## start

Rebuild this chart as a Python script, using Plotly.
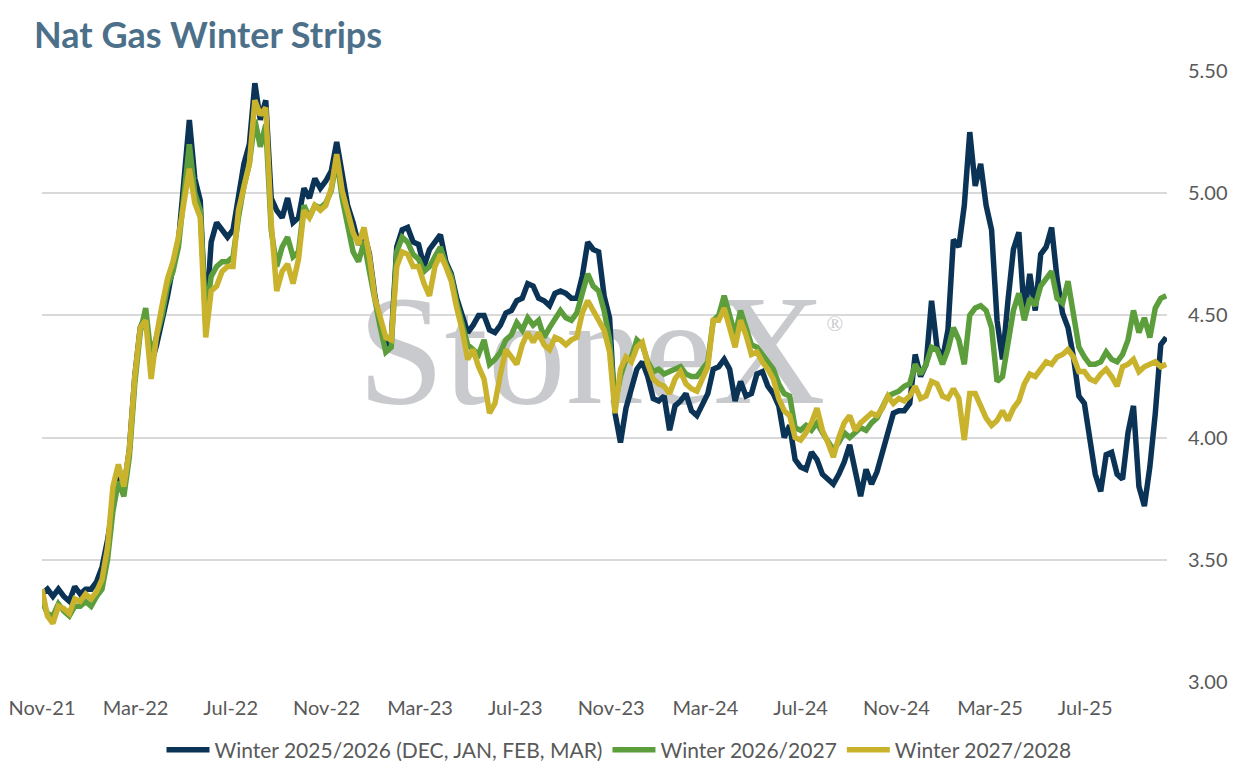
import pandas as pd
import plotly.graph_objects as go

# weekly settlements, starting 1 Nov 2021
start_date = "2021-11-01"

winter_25_26 = [
    3.36, 3.38, 3.35, 3.38, 3.35, 3.33, 3.39, 3.36, 3.38, 3.38,
    3.41, 3.47, 3.58, 3.72, 3.85, 3.79, 3.95, 4.25, 4.45, 4.50,
    4.30, 4.38, 4.47, 4.58, 4.70, 4.80, 5.05, 5.30, 5.06, 4.97,
    4.47, 4.80, 4.88, 4.85, 4.82, 4.85, 5.00, 5.12, 5.20, 5.45,
    5.30, 5.38, 4.98, 4.93, 4.90, 4.98, 4.88, 4.90, 5.02, 4.98,
    5.06, 5.02, 5.05, 5.09, 5.21, 5.09, 4.95, 4.88, 4.79, 4.84,
    4.75, 4.58, 4.46, 4.38, 4.40, 4.78, 4.85, 4.86, 4.80, 4.79,
    4.70, 4.77, 4.80, 4.83, 4.72, 4.67, 4.57, 4.49, 4.43, 4.46,
    4.50, 4.50, 4.44, 4.43, 4.46, 4.51, 4.52, 4.56, 4.57, 4.63,
    4.62, 4.57, 4.56, 4.54, 4.59, 4.60, 4.59, 4.57, 4.57, 4.66,
    4.80, 4.77, 4.76, 4.58, 4.49, 4.10, 3.98, 4.12, 4.20, 4.28,
    4.31, 4.25, 4.16, 4.15, 4.17, 4.03, 4.13, 4.15, 4.18, 4.11,
    4.09, 4.14, 4.18, 4.28, 4.29, 4.32, 4.28, 4.15, 4.23, 4.17,
    4.18, 4.26, 4.27, 4.21, 4.18, 4.13, 4.00, 4.05, 3.91, 3.88,
    3.87, 3.94, 3.91, 3.85, 3.83, 3.81, 3.85, 3.90, 3.97, 3.85,
    3.76, 3.87, 3.81, 3.86, 3.94, 4.04, 4.10, 4.11, 4.11, 4.14,
    4.34, 4.25, 4.30, 4.56, 4.37, 4.32, 4.44, 4.81, 4.78, 4.95,
    5.25, 5.03, 5.12, 4.95, 4.85, 4.48, 4.32, 4.56, 4.77, 4.84,
    4.50, 4.67, 4.52, 4.75, 4.78, 4.86, 4.65, 4.51, 4.45, 4.33,
    4.17, 4.14, 3.99, 3.85, 3.78, 3.93, 3.94, 3.85, 3.83, 4.02,
    4.13, 3.80, 3.72, 3.88, 4.10, 4.38, 4.41,
]

winter_26_27 = [
    3.33, 3.28, 3.27, 3.32, 3.29, 3.27, 3.31, 3.31, 3.33, 3.31,
    3.35, 3.38, 3.50, 3.70, 3.82, 3.76, 3.92, 4.22, 4.43, 4.53,
    4.33, 4.42, 4.50, 4.62, 4.68, 4.78, 5.00, 5.20, 5.00, 4.93,
    4.50, 4.66, 4.70, 4.72, 4.72, 4.74, 4.90, 5.03, 5.12, 5.30,
    5.19, 5.28, 4.85, 4.70, 4.78, 4.82, 4.74, 4.76, 4.95, 4.90,
    4.95, 4.94, 4.96, 5.01, 5.14, 4.98, 4.87, 4.76, 4.72, 4.80,
    4.68, 4.55, 4.45, 4.35, 4.37, 4.76, 4.82, 4.80, 4.75, 4.73,
    4.68, 4.70, 4.74, 4.78, 4.71, 4.66, 4.55, 4.46, 4.38, 4.36,
    4.34, 4.40, 4.30, 4.32, 4.35, 4.40, 4.42, 4.47, 4.44, 4.49,
    4.46, 4.48, 4.41, 4.45, 4.49, 4.52, 4.49, 4.48, 4.51, 4.59,
    4.67, 4.62, 4.60, 4.52, 4.40, 4.14, 4.25, 4.32, 4.33, 4.40,
    4.38, 4.31, 4.27, 4.28, 4.26, 4.27, 4.28, 4.29, 4.26, 4.25,
    4.25, 4.28, 4.31, 4.48, 4.50, 4.58, 4.50, 4.42, 4.52, 4.44,
    4.38, 4.37, 4.34, 4.31, 4.28, 4.22, 4.18, 4.17, 4.04, 4.03,
    4.05, 4.03, 4.06, 4.02, 3.98, 3.95, 3.98, 4.02, 4.00, 4.02,
    4.04, 4.03, 4.06, 4.08, 4.13, 4.17, 4.18, 4.19, 4.21, 4.22,
    4.30, 4.26, 4.30, 4.37, 4.36, 4.30, 4.36, 4.45, 4.40, 4.30,
    4.50, 4.53, 4.54, 4.52, 4.45, 4.23, 4.25, 4.37, 4.52, 4.59,
    4.48, 4.57, 4.54, 4.62, 4.65, 4.68, 4.57, 4.55, 4.64, 4.50,
    4.37, 4.33, 4.30, 4.30, 4.31, 4.35, 4.32, 4.31, 4.34, 4.40,
    4.52, 4.43, 4.49, 4.41, 4.53, 4.57, 4.58,
]

winter_27_28 = [
    3.38, 3.27, 3.24, 3.31, 3.30, 3.28, 3.34, 3.33, 3.36, 3.34,
    3.37, 3.42, 3.55, 3.80, 3.89, 3.80, 3.95, 4.25, 4.45, 4.48,
    4.24, 4.42, 4.54, 4.65, 4.72, 4.82, 4.96, 5.10, 4.96, 4.90,
    4.41, 4.60, 4.62, 4.68, 4.70, 4.70, 4.93, 5.02, 5.12, 5.38,
    5.32, 5.35, 4.88, 4.60, 4.68, 4.71, 4.63, 4.73, 4.93, 4.90,
    4.95, 4.93, 4.95, 5.02, 5.16, 5.01, 4.92, 4.84, 4.79, 4.86,
    4.74, 4.57, 4.49, 4.41, 4.40, 4.70, 4.76, 4.75, 4.70, 4.70,
    4.63, 4.58, 4.70, 4.75, 4.70, 4.64, 4.53, 4.44, 4.32, 4.36,
    4.29, 4.24, 4.10, 4.14, 4.26, 4.36, 4.33, 4.30, 4.38, 4.43,
    4.39, 4.43, 4.38, 4.36, 4.41, 4.40, 4.38, 4.40, 4.41, 4.51,
    4.56, 4.52, 4.49, 4.44, 4.35, 4.10, 4.28, 4.33, 4.31, 4.37,
    4.39, 4.30, 4.24, 4.22, 4.21, 4.18, 4.24, 4.27, 4.22, 4.20,
    4.19, 4.24, 4.29, 4.48, 4.48, 4.53, 4.45, 4.37, 4.48, 4.42,
    4.34, 4.35, 4.31, 4.28, 4.24, 4.16, 4.11, 4.09, 4.00, 3.99,
    4.02, 4.06, 4.12, 4.03, 3.98, 3.92, 4.00, 4.06, 4.09, 4.03,
    4.06, 4.08, 4.10, 4.09, 4.12, 4.17, 4.14, 4.16, 4.15, 4.17,
    4.21, 4.16, 4.17, 4.23, 4.22, 4.17, 4.16, 4.20, 4.16, 3.99,
    4.18, 4.18, 4.13, 4.08, 4.05, 4.07, 4.11, 4.07, 4.12, 4.15,
    4.22, 4.26, 4.25, 4.28, 4.31, 4.30, 4.33, 4.34, 4.36, 4.33,
    4.27, 4.27, 4.24, 4.23, 4.26, 4.28, 4.25, 4.21, 4.29, 4.30,
    4.32, 4.27, 4.29, 4.30, 4.31, 4.29, 4.30,
]

series_names = [
    "Winter 2025/2026 (DEC, JAN, FEB, MAR)",
    "Winter 2026/2027",
    "Winter 2027/2028",
]
series_colors = ["#0B3356", "#5C9E3C", "#C9B22C"]

dates = pd.date_range(start_date, periods=len(winter_25_26), freq="7D")

fig = go.Figure()

# StoneX watermark sits under the lines
fig.add_trace(go.Scatter(
    x=["2023-10-07", "2024-08-14"],
    y=[4.30, 4.46],
    mode="text",
    text=["StoneX", "®"],
    textfont=dict(family="Liberation Serif", size=[156, 22], color="#C9CACD"),
    showlegend=False,
    hoverinfo="skip",
))

for name, values, color in zip(series_names,
                               [winter_25_26, winter_26_27, winter_27_28],
                               series_colors):
    fig.add_trace(go.Scatter(
        x=dates, y=values, mode="lines", name=name,
        line=dict(color=color, width=5.5),
    ))

fig.update_layout(
    width=1238, height=775,
    paper_bgcolor="white", plot_bgcolor="white",
    margin=dict(l=42, r=71, t=71, b=93),
    font=dict(family="Lato", size=20, color="#595959"),
    title=dict(
        text="<b>Nat Gas Winter Strips</b>",
        font=dict(family="Lato", size=36, color="#4C7089"),
        x=34 / 1238, xref="container", xanchor="left",
        y=1 - 35 / 775, yref="container", yanchor="middle",
    ),
    legend=dict(
        orientation="h", x=619 / 1238, xref="container", xanchor="center",
        y=1 - 750 / 775, yref="container", yanchor="middle",
        itemwidth=43,
        font=dict(size=21, color="#595959"),
    ),
    showlegend=True,
)

fig.update_xaxes(
    type="date",
    range=["2021-11-01", "2025-10-14"],
    tick0="2021-11-01", dtick="M4", tickformat="%b-%y",
    showgrid=False, zeroline=False, showline=False, automargin=False,
    ticks="outside", ticklen=8, tickcolor="rgba(0,0,0,0)",
)
fig.update_yaxes(
    side="right",
    range=[3.0, 5.5],
    tickvals=[3.0, 3.5, 4.0, 4.5, 5.0, 5.5],
    tickformat=".2f",
    showgrid=True, gridcolor="#D9D9D9", gridwidth=1.5,
    zeroline=False, showline=False, automargin=False,
    ticks="outside", ticklen=16, tickcolor="rgba(0,0,0,0)",
)

fig.write_html(
    "out.html",
    config={"displayModeBar": False},
    post_script="document.body.style.margin='0';",
)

## end

**Work to complete:**
Copy all lines above containing the string "chart".

**Problem solution:**
Rebuild this chart as a Python script, using Plotly.

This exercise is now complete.